DIME副編集長の宮澤明洋氏は、「雑誌とブログがあわさることによって、より広いクチコミ効果が得られ、いままでなかったような展開が期待できる」と期待を寄せた。
既存会員を抱えるインターネットサービス事業者にブログシステムを提供することでブログネットワークの裾野を広げ、メディアにクチコミ広告のノウハウとともにブログネットワークを提供する。こうした一連のビジネスモデルがBlogger Alliance事業だ。「ライブドアだからできることだ」と佐々木氏は言う。
「Open&Shareという社是がある。livedoor Blogのシステムを社内に閉じ込めておくのではなくて、ASPとしてオープンに提供していく。そこであがる利益は我々だけで得るのではなく、シェアすることで市場を拡大していきたい」(佐々木氏)

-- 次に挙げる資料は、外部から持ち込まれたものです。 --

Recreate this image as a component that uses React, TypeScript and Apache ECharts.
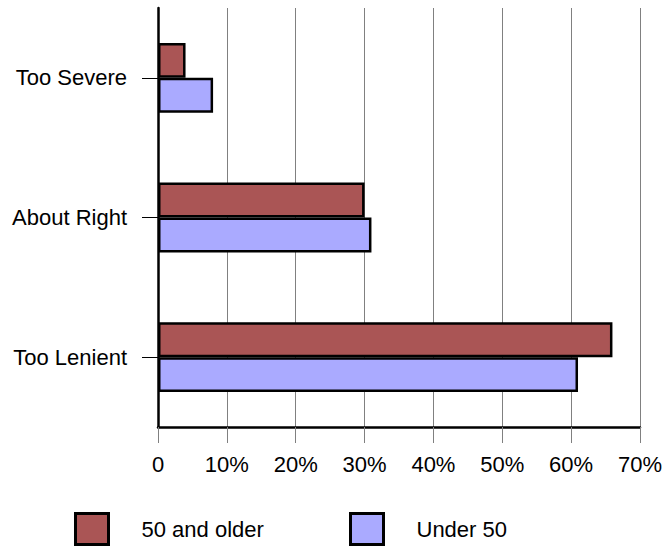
import React, { useEffect, useRef } from "react";
import * as echarts from "echarts";

const categories = ["Too Severe", "About Right", "Too Lenient"];
const olderValues = [4, 30, 66];
const underValues = [8, 31, 61];
const seriesNames = ["50 and older", "Under 50"];
const xTicks = [0, 10, 20, 30, 40, 50, 60, 70];

const FONT = "'Liberation Sans', Arial, sans-serif";
const FS = 22;

export default function App() {
  const ref = useRef<HTMLDivElement>(null);
  useEffect(() => {
    if (!ref.current) return;
    const chart = echarts.init(ref.current, null, { renderer: "svg" });
    const legendBase = {
      top: 512,
      padding: 0,
      icon: "rect",
      itemWidth: 33,
      itemHeight: 31,
      itemStyle: { borderColor: "#000", borderWidth: 3 },
      textStyle: { fontSize: FS, color: "#000", fontFamily: FONT, padding: [0, 0, 0, 28] },
    };
    chart.setOption({
      animation: false,
      backgroundColor: "#ffffff",
      textStyle: { fontFamily: FONT },
      grid: { left: 158, right: 23, top: 8, bottom: 122, containLabel: false },
      legend: [
        { ...legendBase, data: [seriesNames[0]], left: 74 },
        { ...legendBase, data: [seriesNames[1]], left: 349 },
      ],
      xAxis: {
        type: "value",
        min: xTicks[0],
        max: xTicks[xTicks.length - 1],
        interval: 10,
        axisLine: { show: true, lineStyle: { color: "#000", width: 2.5 } },
        axisTick: { show: true, length: 16, lineStyle: { color: "#808080", width: 1 } },
        splitLine: { show: true, lineStyle: { color: "#808080", width: 1 } },
        axisLabel: {
          fontSize: FS,
          color: "#000",
          fontFamily: FONT,
          margin: 26,
          formatter: (v: number) => (v === 0 ? "0" : v + "%"),
        },
      },
      yAxis: {
        type: "category",
        data: categories,
        inverse: true,
        axisLine: { show: true, lineStyle: { color: "#000", width: 2.5 } },
        axisTick: { show: true, alignWithLabel: true, length: 16, lineStyle: { color: "#000", width: 1 } },
        axisLabel: { fontSize: FS, color: "#000", fontFamily: FONT, margin: 31 },
      },
      series: [
        {
          name: seriesNames[0],
          type: "bar",
          data: olderValues,
          barGap: "0%",
          barCategoryGap: "50%",
          itemStyle: { color: "#AA5555", borderColor: "#000", borderWidth: 2.5 },
        },
        {
          name: seriesNames[1],
          type: "bar",
          data: underValues,
          barGap: "0%",
          barCategoryGap: "50%",
          itemStyle: { color: "#AAAAFF", borderColor: "#000", borderWidth: 2.5 },
        },
      ],
    });
    return () => chart.dispose();
  }, []);
  return <div ref={ref} style={{ width: 665, height: 549, position: "absolute", left: 0, top: 0 }} />;
}
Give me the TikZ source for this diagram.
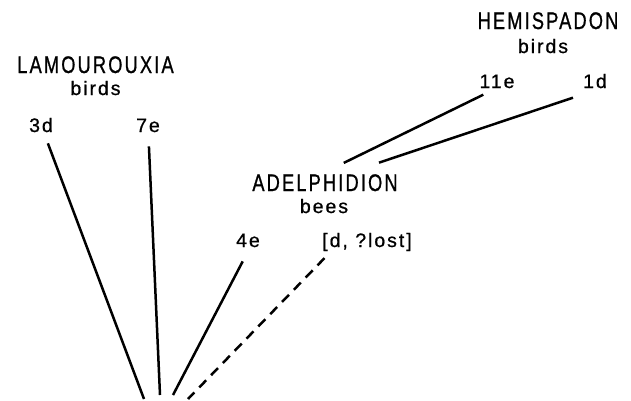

2011年中の事業目標として、100社のブログASPパートナー、800万ブロガーのネットワーク、20億円規模の売上拡大を目指すという。
発表会にはライブドア代表取締役社長の出澤剛氏も登壇した。「分社化から2年間かけて基礎体力作り、ウォーミングアップをしてきた。今期は反転攻勢、守りから攻めへという1年にしていきたい」と語り、引き続きブログ事業に注力し、3年後に全社売上150億円という目標を打ち出した。
ライブドアは分社化以降、2008年にはじめて黒字化に成功、2009年中間期の業績も順調に推移している。好調の要因は、ポータルのトップページを利用した全面広告や、ブログを活用したクチコミ広告など、同社ならではの広告メニューが好評なためだ。
これらの広告はユニークな取り組みであることに加え、効果も高いため大手クライアントからの引き合いが強いという。「分社化前と比較して、広告売上は倍増している」と出澤氏は語る。またデータセンター事業も堅調で、メディア事業とあわせて2つの売上の柱となっている。
反面、コスト削減にも取り組み、将来性の見えないコンテンツは「聖域なき閉鎖」(出澤氏)という判断を下している。たとえば初心者向けブログサービス「nowa」、ソーシャルネットワーキングサービス「frepa」がサービスを終了した。
さらに、自前主義から他社との提携により効率的にサービスを運営する姿勢に転換した。現在、ウェブメールはGmail、画像検索は百度などと提携している。「分社化後はブログ事業やデータセンター事業など、我々がこだわってやるべきところに関してはとことんまでやる。一方で他社の方が得意なところに関しては積極的に提携戦略をとっている」(出澤)という。
今後は得意のブログ事業とデータセンター事業を活かしたBlogger Allianceに注力することで、2009年9月期の売上100億円、さらに2012年9月期の売上150億円を目指すという。